Kate RICHARDS
Red Iris
1997
Australia

Biography

Kate Richards has a background in critically conceived and experimental film and video. Over the last 3 years Kate has expanded her area of production to digital media.

"Red Iris", an enhanced audio CD for musician Stevie Wishart, includes an interactive multi media work by Kate, commissioned by Spainish publishers Glossa Music. It was released internationally in London in october this year, and in Australia in early 1998.

Kate is currently producing/directing a CD-ROM entitled "Elementia" - funded by the Australian Film Commission. "Elementia", a hyperdimensional, cartographic tour of an imaginary landscape, is an allegory for our obsessive search to reconcile (or transmute) matter to spirit. Set on the fictive island Elementia, the tale unfolds through Anax Helio's private collection of Elementian maps. Maps bizarre and eerie, urbane and greedy; 2d, 3d, 4d, of metal and stone and skin and luxite.

Kate is also in development with writer/director Ross Gibson on "Life After Wartime", a multi media treatment of post WW2 scene-of-crime photographs. Based on Gibson's research into a hidden archive spanning the 20thC, "Life After Wartime" has received funding from the University of technology Sydney and the Australian Film Commission.

Kate Richards is a well respected teacher of electronic art, and film and video production. She is currently an Honorary Research Fellow in New Media in the Faculty of Humanities and Social Sciences at University of Technology Sydney (UTS).

Conceptual Description

Musician - Stevie Wishart
Multimedia artist/writer - Kate Sparke Richards
Publishers - Glossa Music, El Escordia, Spain
June 1997 - release date Oct 97

RED IRIS CD+ is an album of secular 14th Century Tuscan party/dance music -virtuosic and cutting edge, as befitting the pre-dawn of the Renaissance.Stevie Wishart's interpretation of the music is similarly lively +contemporary.

Embedded in the CD is an 150 megabyte interactive artwork. In RED IRIS interactive, multi media artist Kate Richards uses the manuscript from which the tracks were sourced, plus three contemporaneous frescos from Tuscany, as the main interface screens. These are the canvas for an historically informed rereading of connections between music, society and visual arts in Tuscany in the late C14th.

RED IRIS CD+ works as ekphrasis - a modern interpretation of medieval music and frescoes undertaken in another medium - the multi media interactive.
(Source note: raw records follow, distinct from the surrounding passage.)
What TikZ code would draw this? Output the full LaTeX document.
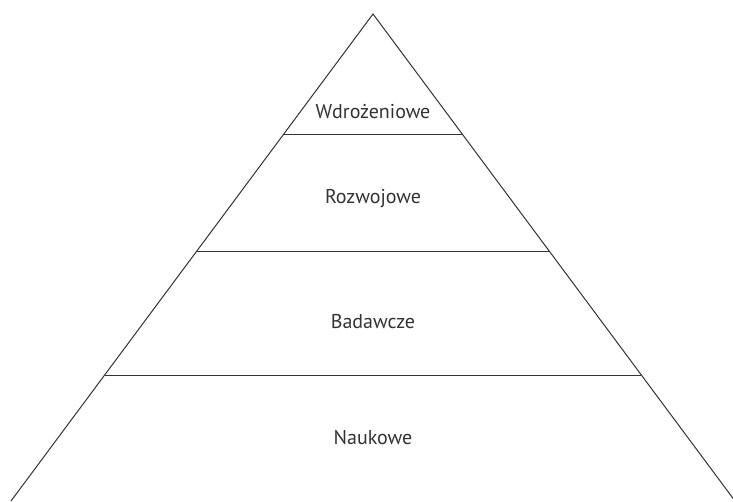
\documentclass[tikz,border=0pt]{standalone}
\usepackage{fontspec}
\setmainfont{PT Sans}
\usetikzlibrary{positioning, calc}

\definecolor{linegray}{HTML}{333333}
\definecolor{textgray}{HTML}{333333}

\begin{document}
\begin{tikzpicture}[x=1pt, y=-1pt, font=\fontsize{20}{24}\selectfont]
    \tikzstyle{level} = [draw=linegray, line width=1pt]
    \tikzstyle{lab} = [draw=none, fill=none, text=textgray, anchor=center]
    \useasboundingbox (0,0) rectangle (733,501);
    % corners of the pyramid
    \coordinate (apex) at (373,14);
    \coordinate (bl) at (11,501);
    \coordinate (br) at (735,501);
    \draw[level] (bl) -- (apex) -- (br);
    % level lines
    \coordinate (l1) at ($(apex)!0.2464!(bl)$);
    \coordinate (r1) at ($(apex)!0.2464!(br)$);
    \coordinate (l2) at ($(apex)!0.4867!(bl)$);
    \coordinate (r2) at ($(apex)!0.4867!(br)$);
    \coordinate (l3) at ($(apex)!0.7413!(bl)$);
    \coordinate (r3) at ($(apex)!0.7413!(br)$);
    \draw[level] (l1) -- (r1);
    \draw[level] (l2) -- (r2);
    \draw[level] (l3) -- (r3);
    % labels
    \node[lab] (wdr) at (373,112) {Wdrożeniowe};
    \node[lab] (roz) at (373,199) {Rozwojowe};
    \node[lab] (bad) at (373,322) {Badawcze};
    \node[lab] (nau) at (373,438) {Naukowe};
\end{tikzpicture}
\end{document}
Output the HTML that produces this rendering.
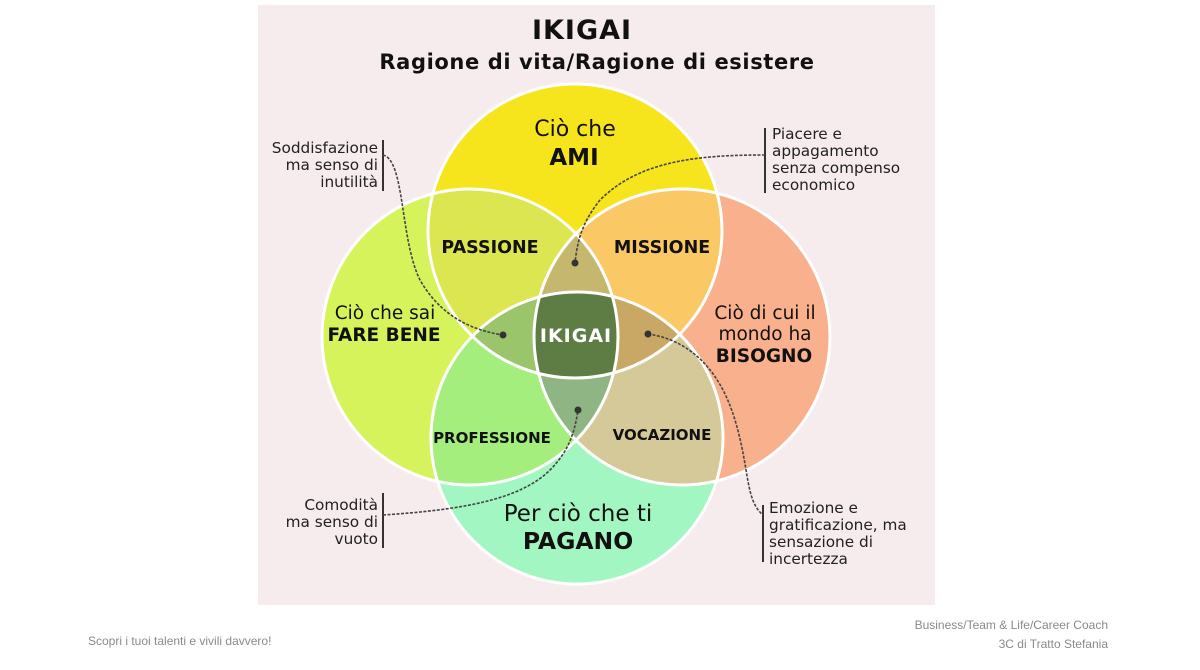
<!DOCTYPE html>
<html><head><meta charset="utf-8"><style>
body{margin:0;width:1200px;height:670px;background:#fff;overflow:hidden;position:relative;font-family:"Liberation Sans",sans-serif}
.ft{position:absolute;color:#8a8a8a;font-size:12px;font-family:"Liberation Sans Narrow","Liberation Sans",sans-serif}
</style></head><body>
<svg width="1200" height="670" style="position:absolute;left:0;top:0" font-family="DejaVu Sans, Liberation Sans, sans-serif">
<defs>
<clipPath id="cT"><circle cx="575" cy="231" r="147"/></clipPath>
<clipPath id="cB"><circle cx="577" cy="438" r="146"/></clipPath>
<clipPath id="cL"><circle cx="470" cy="337" r="148"/></clipPath>
<clipPath id="cR"><circle cx="682" cy="337" r="148"/></clipPath>
</defs>
<rect x="258" y="5" width="677" height="600" fill="#f6ecee"/>
<text x="582" y="39" text-anchor="middle" font-size="27" font-weight="bold" fill="#111" letter-spacing="1">IKIGAI</text>
<text x="597" y="69" text-anchor="middle" font-size="21" font-weight="bold" fill="#111" letter-spacing="0.6">Ragione di vita/Ragione di esistere</text>

<circle cx="575" cy="231" r="147" fill="#f6e51c"/>
<circle cx="470" cy="337" r="148" fill="#d6f35c"/>
<circle cx="682" cy="337" r="148" fill="#f9b08c"/>
<circle cx="577" cy="438" r="146" fill="#a2f6c2"/>
<g clip-path="url(#cT)"><circle cx="470" cy="337" r="148" fill="#dbe650"/><circle cx="682" cy="337" r="148" fill="#fbc866"/></g>
<g clip-path="url(#cB)"><circle cx="470" cy="337" r="148" fill="#a4ee7e"/><circle cx="682" cy="337" r="148" fill="#d5c999"/></g>
<g clip-path="url(#cL)"><g clip-path="url(#cR)"><rect x="0" y="0" width="1200" height="670" fill="#c5b76e"/></g></g>
<g clip-path="url(#cT)"><g clip-path="url(#cB)"><circle cx="470" cy="337" r="148" fill="#9ac56b"/><circle cx="682" cy="337" r="148" fill="#c9a764"/></g></g>
<g clip-path="url(#cB)"><g clip-path="url(#cL)"><circle cx="682" cy="337" r="148" fill="#8fb584"/></g></g>
<g clip-path="url(#cT)"><g clip-path="url(#cB)"><g clip-path="url(#cL)"><circle cx="682" cy="337" r="148" fill="#5e7d45"/></g></g></g>
<g fill="none" stroke="#fff" stroke-width="3">
<circle cx="575" cy="231" r="147"/><circle cx="470" cy="337" r="148"/><circle cx="682" cy="337" r="148"/><circle cx="577" cy="438" r="146"/>
</g>

<g fill="#111" text-anchor="middle">
<text x="575" y="136" font-size="22">Ciò che</text>
<text x="574" y="165" font-size="23" font-weight="bold">AMI</text>
<text x="490" y="253" font-size="17.5" font-weight="bold">PASSIONE</text>
<text x="662" y="253" font-size="17.5" font-weight="bold">MISSIONE</text>
<text x="385" y="319" font-size="18.5">Ciò che sai</text>
<text x="384" y="341" font-size="18.5" font-weight="bold">FARE BENE</text>
<text x="576" y="342" font-size="19" font-weight="bold" fill="#fff" letter-spacing="1">IKIGAI</text>
<text x="765" y="319" font-size="18.5">Ciò di cui il</text>
<text x="765" y="340" font-size="18.5">mondo ha</text>
<text x="764" y="362" font-size="18.5" font-weight="bold">BISOGNO</text>
<text x="492" y="443" font-size="15" font-weight="bold">PROFESSIONE</text>
<text x="662" y="440" font-size="15" font-weight="bold">VOCAZIONE</text>
<text x="578" y="521" font-size="23">Per ciò che ti</text>
<text x="578" y="549" font-size="23.5" font-weight="bold">PAGANO</text>
</g>

<g fill="#222" font-size="15.3">
<g text-anchor="end">
<text x="378" y="153">Soddisfazione</text><text x="378" y="170">ma senso di</text><text x="378" y="187">inutilità</text>
<text x="378" y="510">Comodità</text><text x="378" y="527">ma senso di</text><text x="378" y="544">vuoto</text>
</g>
<text x="772" y="139">Piacere e</text><text x="772" y="156">appagamento</text><text x="772" y="173">senza compenso</text><text x="772" y="190">economico</text>
<text x="769" y="513">Emozione e</text><text x="769" y="530">gratificazione, ma</text><text x="769" y="547">sensazione di</text><text x="769" y="564">incertezza</text>
</g>

<g stroke="#333" stroke-width="2" fill="none">
<line x1="383" y1="140" x2="383" y2="191"/>
<line x1="765" y1="128" x2="765" y2="193"/>
<line x1="383" y1="493" x2="383" y2="548"/>
<line x1="763" y1="505" x2="763" y2="562"/>
</g>
<g stroke="#444" stroke-width="1.6" fill="none" stroke-dasharray="3 1.5">
<path d="M383 155 C405 160 400 240 420 280 C440 315 470 330 503 335"/>
<path d="M765 155 C700 155 640 160 600 200 C580 225 577 245 575 263"/>
<path d="M383 515 C460 510 520 500 550 470 C570 450 575 430 578 410"/>
<path d="M648 334 C690 340 720 370 735 420 C750 470 745 500 763 515"/>
</g>
<g fill="#333">
<circle cx="503" cy="335" r="3.5"/><circle cx="575" cy="263" r="3.5"/><circle cx="578" cy="410" r="3.5"/><circle cx="648" cy="334" r="3.5"/>
</g>
</svg>
<div class="ft" style="left:88px;top:634px">Scopri i tuoi talenti e vivili davvero!</div>
<div class="ft" style="right:92px;top:616px;text-align:right;line-height:19px">Business/Team &amp; Life/Career Coach<br>3C di Tratto Stefania</div>
</body></html>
The player explores the the 4 main interface screens by moving closely over the surface of each in search of hot spots. The player's eye thus engages with these very detailed images, teasing meaning from the arcane symbology, be it musical or painterly.

During player scrutiny, the interactive reveals and plays with the techniques employed by the frescoe artists, and by the music itself. Notably, the frescoes employ direct address to the audience; quotation of other paintings; the combining of pictorialism with allegory; commentary on the means of production, and commentary on social and political events of the time.

Historical incidents, personalities and representations of religious and secular life are re-interpreted by the modern interactive overlay. Historical research (eg the work by Giovanni Carsiniga on the manuscript), fictional extrapolations (the text frames by Kate Richards and John Stinson) and scripted video and sound scenes, comprise this re-writing.

The interactive links musical tracks with frescoe elements by the device of fictional and semi fictional text frames. These text frames locate the musical tracks within an analysis of the paintings - for example, where a real person such as Pasavanti is depicted in the Florentine fresco, an appropriate music track is hot linked to his image by a story told, in this case, by Pasavanti in the first person. Other stories take historical spring boards from contemporaneous texts such as Boccaccio's Decameron and Barbarino's Manual for the education of Women. Others still are pure invention based on an understanding of the era and a desire to bring alive the music and visual arts of Tuscany in the 14thC.

Red Iris Interactive was produced for the modest sum of $10,000 (Australian). We did the research, conception and content aquisition in Sydney, and the work was programmed in Spain at Glossa Music. The production took approximately 6 months.